The Upper Tribunal (UT) has applied the Halifax abuse principle to recharacterise arrangements involving the supply of sporting services at a golf course.
This allowed VAT to be recovered from a person other than the suppliers of the services (which had gone into liquidation) even though the arrangements were later agreed to be ineffective to remove liability for VAT under the relevant legislation.
Restructuring of a golfing business
A partnership (Hilden), which ran a golf course as a business making VATable supplies, transferred its golfing business to two companies in order to take advantage of the business of sports exemption contained in Group 10 Schedule 9 VATA 1994 for supplies of certain services closely linked to sport or physical education supplied by non-profit-making organisations.
The two companies in question were limited by guarantee and were prohibited from distributing profits by their constitutional documents. It was initially considered that this brought them within the definition of "non-profit-making bodies" for the purposes of the exemption.
Hilden retained the golf course and let it to the two companies, which paid rent. The rent was the higher of £364,000 per annum or 50 per cent of the companies' annual turnover; considerably higher than a commercial rent. In practice, the companies were invoiced what they could afford to pay and so, in effect, the rent operated as a profit-stripping mechanism.
Hilden's contention was that, as a result of this restructuring, it was now making exempt supplies of land, while the two purportedly non-profit-making companies made exempt supplies of sport services. HMRC attacked these arrangements on the grounds that they were abusive.
Effectiveness of scheme is not a prerequisite for abuse
The companies were, it was subsequently agreed, profit-making after all. The consequence of this was that VAT should have been charged on their supplies of sporting services and was thus owed to HMRC. However, relying on a straight application of the legislation to show that the scheme failed to work as intended on a technical analysis would leave HMRC unable to recover the unpaid VAT from the liquidated companies.
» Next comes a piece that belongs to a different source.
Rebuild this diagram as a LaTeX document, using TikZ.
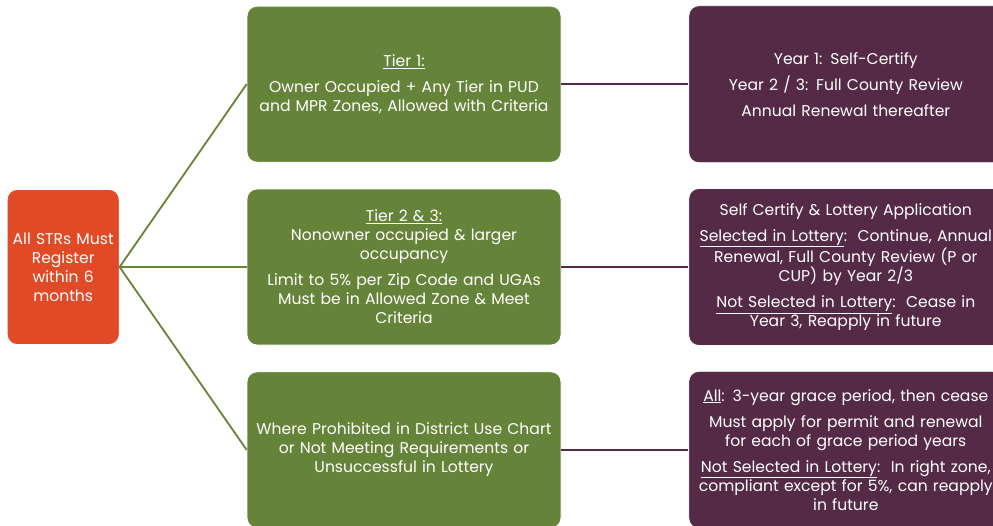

As it was, the judge considered that it is not necessary for the scheme as a whole to work for there to be abuse.
Specifically, a tax advantage contrary to the VAT Directives had still been obtained, i.e. that VAT was not paid on eligible sporting supplies, and the benefit of these supplies had accrued to Hilden in the form of higher rents than would otherwise have been achievable. These VAT-free rents were an inherent part of the scheme as they effectively stripped the profit out of the companies, as well as depriving them of the means to pay any liability to VAT that could arise.
This is a potentially wide extension of the abuse principle which could be significant in allowing HMRC to recover unpaid VAT from other parties to transactions, even where the VAT position would not normally be in dispute.
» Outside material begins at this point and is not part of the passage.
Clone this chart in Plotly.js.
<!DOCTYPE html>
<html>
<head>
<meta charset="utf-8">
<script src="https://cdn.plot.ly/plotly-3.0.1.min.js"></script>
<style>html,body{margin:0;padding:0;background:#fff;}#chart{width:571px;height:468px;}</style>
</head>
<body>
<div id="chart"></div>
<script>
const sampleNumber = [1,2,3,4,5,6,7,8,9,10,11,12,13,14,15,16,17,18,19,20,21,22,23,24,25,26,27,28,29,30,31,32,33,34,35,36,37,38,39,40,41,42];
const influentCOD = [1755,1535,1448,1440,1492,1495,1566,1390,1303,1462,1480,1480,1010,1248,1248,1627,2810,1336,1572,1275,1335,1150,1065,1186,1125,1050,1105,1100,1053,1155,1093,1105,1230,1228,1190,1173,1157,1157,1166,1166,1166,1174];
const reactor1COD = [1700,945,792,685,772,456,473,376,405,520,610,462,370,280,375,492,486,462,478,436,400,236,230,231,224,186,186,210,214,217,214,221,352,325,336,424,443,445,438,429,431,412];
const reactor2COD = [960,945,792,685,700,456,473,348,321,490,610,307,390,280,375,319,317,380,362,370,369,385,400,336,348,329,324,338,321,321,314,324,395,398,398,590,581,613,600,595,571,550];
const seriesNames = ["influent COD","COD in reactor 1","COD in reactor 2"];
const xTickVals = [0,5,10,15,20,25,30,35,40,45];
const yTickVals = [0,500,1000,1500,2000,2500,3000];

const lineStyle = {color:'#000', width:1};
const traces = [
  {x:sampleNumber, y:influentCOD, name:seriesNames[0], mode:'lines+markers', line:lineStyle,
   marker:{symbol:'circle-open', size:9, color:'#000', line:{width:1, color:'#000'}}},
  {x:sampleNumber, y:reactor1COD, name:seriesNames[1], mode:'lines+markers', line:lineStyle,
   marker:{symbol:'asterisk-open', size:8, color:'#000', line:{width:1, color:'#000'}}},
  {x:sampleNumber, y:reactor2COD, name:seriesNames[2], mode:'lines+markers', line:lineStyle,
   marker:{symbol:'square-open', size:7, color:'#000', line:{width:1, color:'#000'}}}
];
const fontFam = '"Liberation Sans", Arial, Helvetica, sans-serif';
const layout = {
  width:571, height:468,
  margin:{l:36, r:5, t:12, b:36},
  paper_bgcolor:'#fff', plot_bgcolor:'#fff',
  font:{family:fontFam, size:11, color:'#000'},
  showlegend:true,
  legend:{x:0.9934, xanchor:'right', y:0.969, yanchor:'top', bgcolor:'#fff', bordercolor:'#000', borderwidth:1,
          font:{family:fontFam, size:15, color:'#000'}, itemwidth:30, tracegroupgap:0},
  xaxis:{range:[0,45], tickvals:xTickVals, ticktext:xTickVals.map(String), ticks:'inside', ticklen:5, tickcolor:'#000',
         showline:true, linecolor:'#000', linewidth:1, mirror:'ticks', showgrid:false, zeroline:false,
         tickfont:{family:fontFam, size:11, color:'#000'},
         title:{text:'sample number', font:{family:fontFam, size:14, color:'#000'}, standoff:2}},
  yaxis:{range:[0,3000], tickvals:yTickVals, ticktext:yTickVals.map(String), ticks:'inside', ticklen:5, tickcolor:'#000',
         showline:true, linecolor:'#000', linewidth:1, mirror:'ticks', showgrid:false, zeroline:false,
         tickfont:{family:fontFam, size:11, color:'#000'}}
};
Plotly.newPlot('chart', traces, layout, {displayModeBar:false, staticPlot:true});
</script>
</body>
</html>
However, it may be that the decision is not as far-reaching as first appears. The focus of this decision was on the shifting of profits from taxable sporting supplies into a genuinely exempt supply of land via the mechanism of the uncommercial rents. Where none of the elements of a scheme meet the legislative requirements to obtain the desired tax consequences, it would be harder to show that a tax advantage had been obtained and therefore the scheme should be less susceptible to redefinition on the grounds of abuse.
Applying the abuse principle
The test for abuse, as set out in Halifax, is that: (i) there must be a tax advantage contrary to the VAT Directives (as discussed above); and (ii) the essential aim of the transactions is to obtain a tax advantage.
The judge referred to Lord Sumption's comments in Pendragon that, when deciding whether the essential aim of the transaction has been to obtain a tax advantage, "it may be necessary both to analyse each transaction in a scheme individually and also to consider the effect of the scheme as a whole when identifying the essential aim of the transactions".
The UT concluded that the First Tier Tribunal had been right to find that the essential aim of the arrangements had been to obtain a tax advantage, as they were artificial and inconsistent with normal commercial practice. In particular, that the rent payable was more than commercial rent and more than the companies could afford to pay, and that Hilden accepted whatever amount the companies could afford.
Redefining the arrangements so that the supplies were treated as made directly by Hilden is self-evidently the pragmatic answer to ensuring that HMRC could recover the VAT on the sporting supplies in this particular situation.
It would be concerning if this were to be a move towards secondary liability by the back door. However, it is more likely that schemes which do not involve an effective element of exemption or relief (such as the exempt supply of land here) will continue to be attacked under the letter of the law, rather than by recharacterisation.